Par la glissière des lèvres
Le temps ne se lit pas sur un calendrier. C’est l’humilité qui grandit l’homme, pas la gloire. Je n’écris pas mes livres. Ce sont eux qui m’écrivent et me portent. J’ai besoin des mots pour mettre un pas devant l’autre, des gestes dans les bras, des choses dans les mains, pour regarder derrière le paysage, appréhender l’âme derrière les apparences. Il faut la main pour comprendre la main, la main chaude, la main à la pâte, la main d’un jardinier, la main nue. Il y a dans l’écriture des restants du début, un cerveau de serpent, de poisson, un art du silex, la douceur des amibes. La tête la plus vide reste chargée de l’homme.
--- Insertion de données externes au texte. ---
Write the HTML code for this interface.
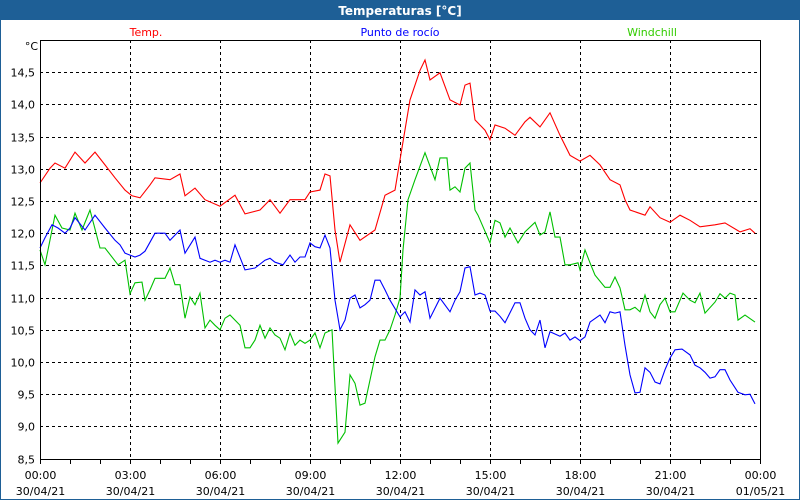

Les mots viennent avec des feuilles, des oiseaux, des gouttes de pluie, de la cendre, du feu. J’entends les mots bien avant de les avoir écrit. J’habite à l’intérieur de ma voix.
Quand elles deviennent pesantes, il faut donner de l’air aux idées. Les mots prennent leur élan le long du corps avant de s’envoler par la glissière des lèvres. Les livres m’ont changé bien plus que les années. Il y a des nuits qui viennent et d’autres où c’est le jour se retire. La mer monte et descend. Je vais du noir au noir pour trouver la lumière. Je sens comme un arbre d’homme la pression des racines, la chlorophylle qui réchauffe, les feuilles prenant le frais, le frémissement du vent sur l’écorce des branches. J’aime écrire à la main, égaliser les phrases avec la paume, glisser un doigt entre les mots.